Pull every line holding the string "this" from the records below.

**MATERIAL SHOWN**

--- START ---

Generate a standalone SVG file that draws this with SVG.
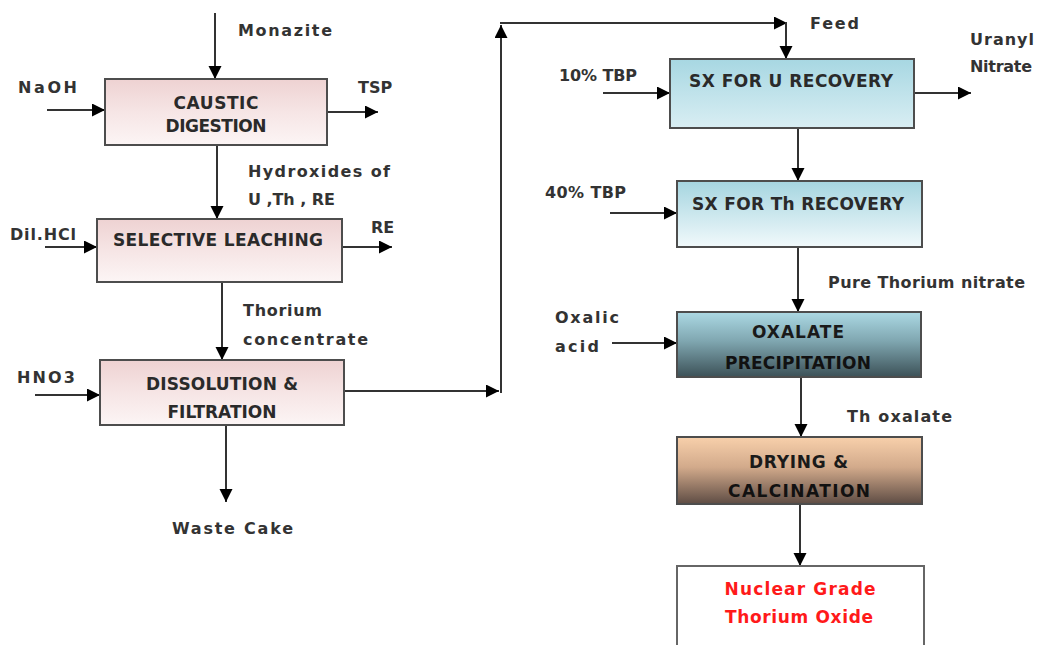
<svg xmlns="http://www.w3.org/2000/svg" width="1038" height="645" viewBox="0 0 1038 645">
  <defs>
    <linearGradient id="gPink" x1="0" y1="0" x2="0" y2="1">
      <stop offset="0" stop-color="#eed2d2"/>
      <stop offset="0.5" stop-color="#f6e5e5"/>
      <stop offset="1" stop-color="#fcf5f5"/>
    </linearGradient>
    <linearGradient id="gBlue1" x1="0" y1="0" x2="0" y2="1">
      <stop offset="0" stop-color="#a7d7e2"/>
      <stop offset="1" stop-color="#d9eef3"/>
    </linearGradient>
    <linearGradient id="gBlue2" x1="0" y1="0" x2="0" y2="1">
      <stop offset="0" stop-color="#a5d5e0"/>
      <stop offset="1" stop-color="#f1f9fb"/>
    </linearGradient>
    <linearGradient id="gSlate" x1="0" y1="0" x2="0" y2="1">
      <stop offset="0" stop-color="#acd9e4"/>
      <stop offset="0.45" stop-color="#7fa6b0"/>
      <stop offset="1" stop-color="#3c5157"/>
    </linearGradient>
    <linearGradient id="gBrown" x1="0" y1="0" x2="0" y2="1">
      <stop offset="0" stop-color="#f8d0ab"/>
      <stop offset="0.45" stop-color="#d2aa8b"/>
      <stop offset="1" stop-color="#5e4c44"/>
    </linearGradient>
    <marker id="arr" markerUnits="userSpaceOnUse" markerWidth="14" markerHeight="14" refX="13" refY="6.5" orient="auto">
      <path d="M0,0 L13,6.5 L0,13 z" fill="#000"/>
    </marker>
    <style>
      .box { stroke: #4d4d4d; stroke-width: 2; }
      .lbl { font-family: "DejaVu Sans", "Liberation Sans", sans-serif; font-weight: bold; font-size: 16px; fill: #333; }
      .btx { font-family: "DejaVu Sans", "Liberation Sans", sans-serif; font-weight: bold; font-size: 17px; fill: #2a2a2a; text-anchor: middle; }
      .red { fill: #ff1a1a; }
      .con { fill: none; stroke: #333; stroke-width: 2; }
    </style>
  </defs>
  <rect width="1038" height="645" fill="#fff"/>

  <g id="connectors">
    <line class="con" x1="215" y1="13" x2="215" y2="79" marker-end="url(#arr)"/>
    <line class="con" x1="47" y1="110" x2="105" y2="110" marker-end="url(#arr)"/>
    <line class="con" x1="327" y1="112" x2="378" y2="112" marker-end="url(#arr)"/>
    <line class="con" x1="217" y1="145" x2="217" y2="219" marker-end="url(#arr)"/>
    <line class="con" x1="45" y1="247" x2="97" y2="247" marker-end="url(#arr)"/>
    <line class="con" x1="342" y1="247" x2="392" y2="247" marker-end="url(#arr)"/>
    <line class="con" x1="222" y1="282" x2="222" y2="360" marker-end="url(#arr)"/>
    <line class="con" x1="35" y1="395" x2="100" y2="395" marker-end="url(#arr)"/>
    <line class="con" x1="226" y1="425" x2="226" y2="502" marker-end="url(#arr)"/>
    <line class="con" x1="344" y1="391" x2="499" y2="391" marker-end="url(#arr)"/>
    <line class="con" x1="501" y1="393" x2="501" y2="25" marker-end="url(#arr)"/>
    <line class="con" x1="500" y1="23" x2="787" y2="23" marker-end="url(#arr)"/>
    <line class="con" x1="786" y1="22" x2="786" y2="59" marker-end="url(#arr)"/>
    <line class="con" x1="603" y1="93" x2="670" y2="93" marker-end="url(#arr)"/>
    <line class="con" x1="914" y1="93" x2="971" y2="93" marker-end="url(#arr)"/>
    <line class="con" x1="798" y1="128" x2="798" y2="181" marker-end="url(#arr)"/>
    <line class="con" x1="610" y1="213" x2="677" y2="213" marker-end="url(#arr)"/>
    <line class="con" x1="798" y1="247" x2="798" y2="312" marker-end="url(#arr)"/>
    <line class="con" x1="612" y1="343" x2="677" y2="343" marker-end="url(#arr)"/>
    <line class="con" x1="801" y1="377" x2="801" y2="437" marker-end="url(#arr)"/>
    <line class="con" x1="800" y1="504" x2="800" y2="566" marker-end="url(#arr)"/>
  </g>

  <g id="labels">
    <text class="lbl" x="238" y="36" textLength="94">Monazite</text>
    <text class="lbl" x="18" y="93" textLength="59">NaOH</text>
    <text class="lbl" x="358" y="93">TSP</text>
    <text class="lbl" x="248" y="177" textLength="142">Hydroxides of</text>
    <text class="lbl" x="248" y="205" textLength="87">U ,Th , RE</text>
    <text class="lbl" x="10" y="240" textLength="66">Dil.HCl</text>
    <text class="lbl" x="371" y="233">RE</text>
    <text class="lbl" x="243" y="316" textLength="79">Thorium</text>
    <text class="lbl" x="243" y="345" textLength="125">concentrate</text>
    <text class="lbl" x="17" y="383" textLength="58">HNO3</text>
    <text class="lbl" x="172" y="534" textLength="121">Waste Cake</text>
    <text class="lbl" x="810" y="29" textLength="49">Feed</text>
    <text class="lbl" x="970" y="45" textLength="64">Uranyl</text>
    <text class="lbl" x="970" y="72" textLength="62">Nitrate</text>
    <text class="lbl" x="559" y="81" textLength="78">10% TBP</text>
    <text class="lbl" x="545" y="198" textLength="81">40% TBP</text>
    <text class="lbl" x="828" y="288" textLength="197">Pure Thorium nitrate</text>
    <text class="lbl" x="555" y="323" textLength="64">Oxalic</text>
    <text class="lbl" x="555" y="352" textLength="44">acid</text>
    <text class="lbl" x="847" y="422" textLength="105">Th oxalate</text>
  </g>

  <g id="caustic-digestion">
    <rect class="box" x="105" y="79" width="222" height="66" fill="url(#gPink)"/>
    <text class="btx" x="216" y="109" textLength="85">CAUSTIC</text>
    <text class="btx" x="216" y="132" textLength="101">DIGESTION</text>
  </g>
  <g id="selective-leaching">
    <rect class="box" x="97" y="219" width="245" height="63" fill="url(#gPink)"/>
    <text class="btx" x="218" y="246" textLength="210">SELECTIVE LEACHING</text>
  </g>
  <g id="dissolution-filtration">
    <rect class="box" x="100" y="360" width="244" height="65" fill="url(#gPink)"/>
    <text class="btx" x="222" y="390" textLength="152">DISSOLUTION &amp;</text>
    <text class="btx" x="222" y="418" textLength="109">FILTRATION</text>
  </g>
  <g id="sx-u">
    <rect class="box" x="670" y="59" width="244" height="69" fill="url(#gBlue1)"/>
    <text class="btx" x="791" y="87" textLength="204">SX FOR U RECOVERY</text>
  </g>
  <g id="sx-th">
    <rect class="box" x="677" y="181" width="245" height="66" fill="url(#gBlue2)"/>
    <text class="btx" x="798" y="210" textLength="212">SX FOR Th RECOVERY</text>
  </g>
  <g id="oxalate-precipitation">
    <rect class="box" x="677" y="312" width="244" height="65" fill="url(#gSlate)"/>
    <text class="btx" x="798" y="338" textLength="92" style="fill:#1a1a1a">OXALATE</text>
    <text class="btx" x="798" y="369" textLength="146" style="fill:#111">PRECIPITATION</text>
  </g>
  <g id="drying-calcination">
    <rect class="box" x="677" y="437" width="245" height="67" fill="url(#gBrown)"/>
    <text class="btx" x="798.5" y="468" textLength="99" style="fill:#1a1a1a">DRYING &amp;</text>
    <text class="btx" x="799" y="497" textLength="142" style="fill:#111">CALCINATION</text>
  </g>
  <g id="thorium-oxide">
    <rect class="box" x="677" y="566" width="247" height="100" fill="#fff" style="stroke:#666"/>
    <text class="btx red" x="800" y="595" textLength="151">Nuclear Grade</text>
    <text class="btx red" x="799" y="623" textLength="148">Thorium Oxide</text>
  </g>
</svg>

--- END ---
--- START ---

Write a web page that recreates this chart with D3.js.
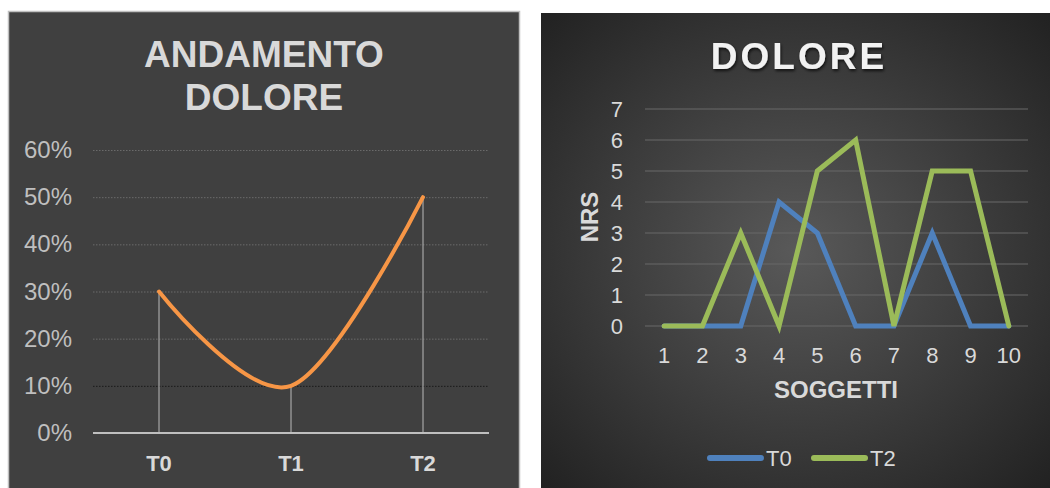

--- END ---

**SOLVED EXERCISE**
Generate a standalone SVG file that draws this with SVG.
Write a web page that recreates this chart with D3.js.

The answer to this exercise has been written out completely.